For years–no, decades–I've wanted to recreate my fictional New Hampshire town of Darby visually, but I lacked the drawing and painting skills for such an undertaking. Then along came digital tools and slowly I've taught myself to draw on the computer. Sorta. What I had in mind at the start was the idea that the fiction I wrote, the text, would lead to the imagery I would create. What I didn't expect was that sometimes the imagery would lead to text. So it was with Darby's motto, "Town Meeting Spirit 1753 to Doomsday," which I did not come up with until after I had completed the final draft of Howard Elman's Farewell.
My book had been accepted by University Press of New England, and the Press had also agreed to publish new editions of the previous six novels. I'd been working hard to create this scenario for a decade, so I was ecstatic to get the news from Michael Burton, director of the press. Thanks, Mike. Now it struck me that I ought to create a map of Darby, which I did, drawing it in Adobe Illustrator. After a lot of fiddling to produce all the info in the format of a book page, I thought the map still lacked something. It needed a graphic to unify all seven books. It was that thought that led me to the idea of drawing a road sign, based on the familiar Welcome to New Hampshire/ Bienvenue signs that you see everywhere in my state. I loved putting the French word in because it echoed my French-Canadian heritage. But when I looked at my drawing I could see it was still missing something specific about Darby.
I decided I need to write a few words that would represent the town, a motto. The idea was on my mind the day I attended a talk about demographics of my own town, Westmoreland, NH. The speaker was Richard High, a neighbor, friend and very smart guy. Through his study, Richard showed that early settlements in Westmoreland and no doubt other towns on then frontier in our area were dominated by young adults and children–many children.

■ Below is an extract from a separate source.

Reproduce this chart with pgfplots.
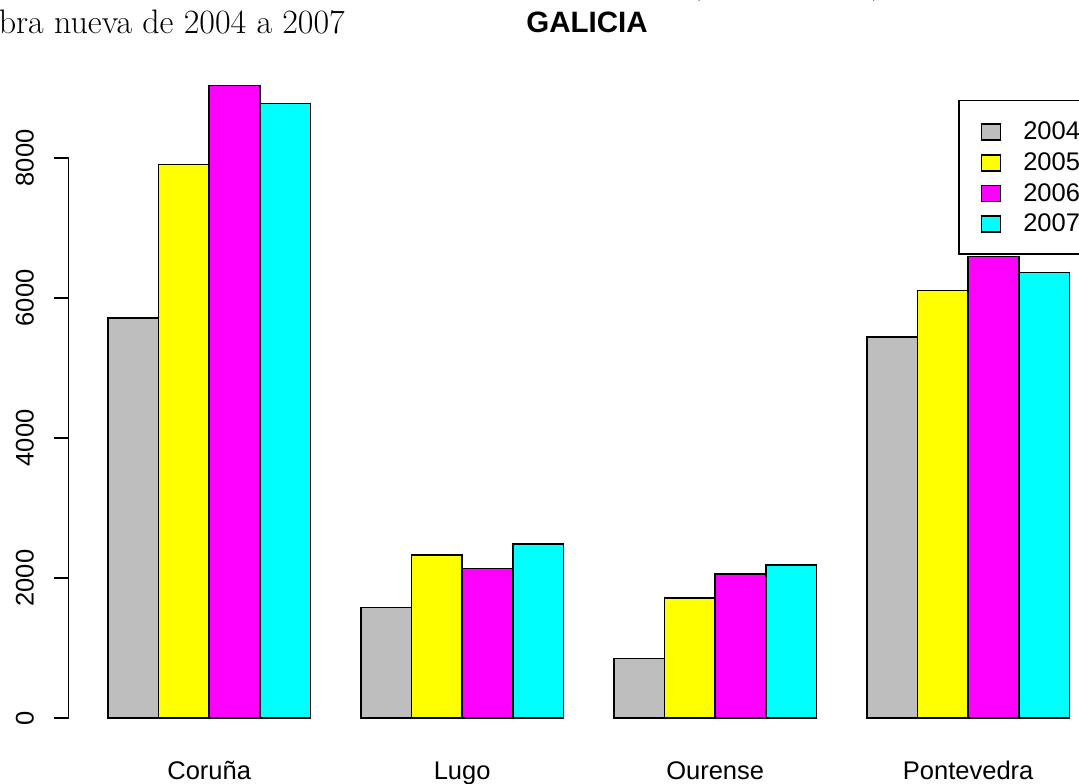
\documentclass[border=0pt]{standalone}
\usepackage{pgfplots}
\pgfplotsset{compat=1.18}
\usepackage{fontspec}
\newfontfamily\arial{Liberation Sans}
\definecolor{rgris}{HTML}{BEBEBE}
\definecolor{ramarillo}{HTML}{FFFF00}
\definecolor{rmagenta}{HTML}{FF00FF}
\definecolor{rcian}{HTML}{00FFFF}
\newcommand{\lab}{\arial\fontsize{25.5}{30}\selectfont}

\pgfplotsset{
  rbar/.style={ybar, bar width=1, bar shift=0pt, draw=black, line width=1.5pt, fill=#1,
    legend image code/.code={\draw[fill=#1, draw=black, line width=1.5pt] (0pt,-9.5pt) rectangle (19pt,6.5pt);}},
}

\begin{document}
\begin{tikzpicture}
\path[use as bounding box, clip] (0pt,0pt) rectangle (1079pt,784pt);
\begin{axis}[
  at={(0pt,0pt)}, anchor=south west,
  scale only axis, width=1079pt, height=784pt,
  xmin=-1.134, xmax=20.19,
  ymin=-942.9, ymax=10257.1,
  hide axis, clip=false,
  legend cell align=left,
  legend style={at={(rel axis cs:0.88786,0.87245)}, anchor=north west,
    draw=black, line width=1.5pt, fill=white, font=\lab,
    inner xsep=22pt, inner ysep=21pt, row sep=11.4pt, column sep=22pt,
    nodes={inner sep=0pt, text height=18pt, text depth=0pt}},
]
% 2004
\addplot[rbar=rgris] coordinates {(1.5,5714) (6.5,1576) (11.5,847) (16.5,5443)};
% 2005
\addplot[rbar=ramarillo] coordinates {(2.5,7904) (7.5,2329) (12.5,1714) (17.5,6110)};
% 2006
\addplot[rbar=rmagenta] coordinates {(3.5,9039) (8.5,2138) (13.5,2057) (18.5,6595)};
% 2007
\addplot[rbar=rcian] coordinates {(4.5,8776) (9.5,2486) (14.5,2186) (19.5,6362)};
\legend{2004,2005,2006,2007}

% eje y estilo R
\draw[line width=1.5pt] (axis cs:0.22,0) -- (axis cs:0.22,8000);
\pgfplotsinvokeforeach{0,2000,4000,6000,8000}{
  \draw[line width=1.5pt] (axis cs:0.22,#1) -- ++(-15pt,0pt);
  \node[rotate=90, anchor=base, font=\lab] at ([xshift=-35pt]axis cs:0.22,#1) {#1};
}
% nombres de provincias
\node[anchor=base, font=\lab] at (axis cs:3,-885) {Coruña};
\node[anchor=base, font=\lab] at (axis cs:8,-885) {Lugo};
\node[anchor=base, font=\lab] at (axis cs:13,-885) {Ourense};
\node[anchor=base, font=\lab] at (axis cs:18,-885) {Pontevedra};
\end{axis}

\node[anchor=base, font=\arial\bfseries\fontsize{29.5}{35}\selectfont] at (587pt,751pt) {GALICIA};
\node[anchor=base east, inner sep=0pt, font=\fontsize{34}{40}\selectfont] at (345pt,750.7pt) {de obra nueva de 2004 a 2007};
\node[anchor=base west, inner sep=0pt, font=\fontsize{32}{38}\selectfont] at (690pt,790.5pt) {(por provincia)};
\end{tikzpicture}
\end{document}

The talk left me with the possibility of future fictions. I began to muse over the notion of writing a faux history of Darby. I asked myself what's the one big theme that identifies a New England town distinct from towns elsewhere. The answer was obvious–town meeting. That led me to the phrase "Town meeting spirit". Then doodling on a handwriting app on my iPad I came up with "Town Meeting Spirit 1753 to 2013."
I didn't like the way the phrase looked on the page, nor the "2013" figure since that would change year by year. I thought some more until the plot line of my new book popped into my head. One of the major subplots involved a video game that I called Darby Doomsday. In fact, one of the working titles for Howard Elman's Farewell was Darby Doomsday. From there the tumblers in my head fell into place and I had Darby's motto, Town Meeting Spirit 1753 to Doomsday.